● Requirements
Present the following data again exactly as it is shown.

[BEGIN]

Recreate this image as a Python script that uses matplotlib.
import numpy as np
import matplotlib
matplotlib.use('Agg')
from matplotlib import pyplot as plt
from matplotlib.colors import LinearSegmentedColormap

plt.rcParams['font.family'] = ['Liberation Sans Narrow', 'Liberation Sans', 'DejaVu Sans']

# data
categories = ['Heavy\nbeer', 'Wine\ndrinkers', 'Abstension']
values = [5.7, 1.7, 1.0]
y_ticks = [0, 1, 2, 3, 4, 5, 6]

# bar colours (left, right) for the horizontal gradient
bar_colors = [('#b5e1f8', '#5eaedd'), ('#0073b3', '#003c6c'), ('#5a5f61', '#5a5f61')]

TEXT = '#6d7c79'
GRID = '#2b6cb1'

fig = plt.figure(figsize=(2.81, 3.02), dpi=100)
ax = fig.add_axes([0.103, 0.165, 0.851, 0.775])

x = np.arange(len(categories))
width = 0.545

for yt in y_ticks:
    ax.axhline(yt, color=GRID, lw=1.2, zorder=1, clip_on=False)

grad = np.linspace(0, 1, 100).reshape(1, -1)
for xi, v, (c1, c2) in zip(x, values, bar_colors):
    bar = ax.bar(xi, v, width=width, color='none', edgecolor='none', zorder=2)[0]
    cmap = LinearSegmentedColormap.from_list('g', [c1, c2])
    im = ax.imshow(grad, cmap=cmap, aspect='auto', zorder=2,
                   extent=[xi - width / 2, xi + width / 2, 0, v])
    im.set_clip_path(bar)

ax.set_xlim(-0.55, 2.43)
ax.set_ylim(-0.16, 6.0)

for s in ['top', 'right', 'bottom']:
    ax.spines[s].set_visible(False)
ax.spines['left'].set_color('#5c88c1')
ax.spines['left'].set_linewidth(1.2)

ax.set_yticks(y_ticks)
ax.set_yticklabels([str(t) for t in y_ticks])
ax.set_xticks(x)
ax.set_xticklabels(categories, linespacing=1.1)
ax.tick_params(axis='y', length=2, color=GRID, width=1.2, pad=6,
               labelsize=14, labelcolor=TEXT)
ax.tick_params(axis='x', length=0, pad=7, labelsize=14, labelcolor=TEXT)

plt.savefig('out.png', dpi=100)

[END]

● Response to this task
Recreate this image as a Python script that uses matplotlib.
import numpy as np
import matplotlib
matplotlib.use('Agg')
from matplotlib import pyplot as plt
from matplotlib.colors import LinearSegmentedColormap

plt.rcParams['font.family'] = ['Liberation Sans Narrow', 'Liberation Sans', 'DejaVu Sans']

# data
categories = ['Heavy\nbeer', 'Wine\ndrinkers', 'Abstension']
values = [5.7, 1.7, 1.0]
y_ticks = [0, 1, 2, 3, 4, 5, 6]

# bar colours (left, right) for the horizontal gradient
bar_colors = [('#b5e1f8', '#5eaedd'), ('#0073b3', '#003c6c'), ('#5a5f61', '#5a5f61')]

TEXT = '#6d7c79'
GRID = '#2b6cb1'

fig = plt.figure(figsize=(2.81, 3.02), dpi=100)
ax = fig.add_axes([0.103, 0.165, 0.851, 0.775])

x = np.arange(len(categories))
width = 0.545

for yt in y_ticks:
    ax.axhline(yt, color=GRID, lw=1.2, zorder=1, clip_on=False)

grad = np.linspace(0, 1, 100).reshape(1, -1)
for xi, v, (c1, c2) in zip(x, values, bar_colors):
    bar = ax.bar(xi, v, width=width, color='none', edgecolor='none', zorder=2)[0]
    cmap = LinearSegmentedColormap.from_list('g', [c1, c2])
    im = ax.imshow(grad, cmap=cmap, aspect='auto', zorder=2,
                   extent=[xi - width / 2, xi + width / 2, 0, v])
    im.set_clip_path(bar)

ax.set_xlim(-0.55, 2.43)
ax.set_ylim(-0.16, 6.0)

for s in ['top', 'right', 'bottom']:
    ax.spines[s].set_visible(False)
ax.spines['left'].set_color('#5c88c1')
ax.spines['left'].set_linewidth(1.2)

ax.set_yticks(y_ticks)
ax.set_yticklabels([str(t) for t in y_ticks])
ax.set_xticks(x)
ax.set_xticklabels(categories, linespacing=1.1)
ax.tick_params(axis='y', length=2, color=GRID, width=1.2, pad=6,
               labelsize=14, labelcolor=TEXT)
ax.tick_params(axis='x', length=0, pad=7, labelsize=14, labelcolor=TEXT)

plt.savefig('out.png', dpi=100)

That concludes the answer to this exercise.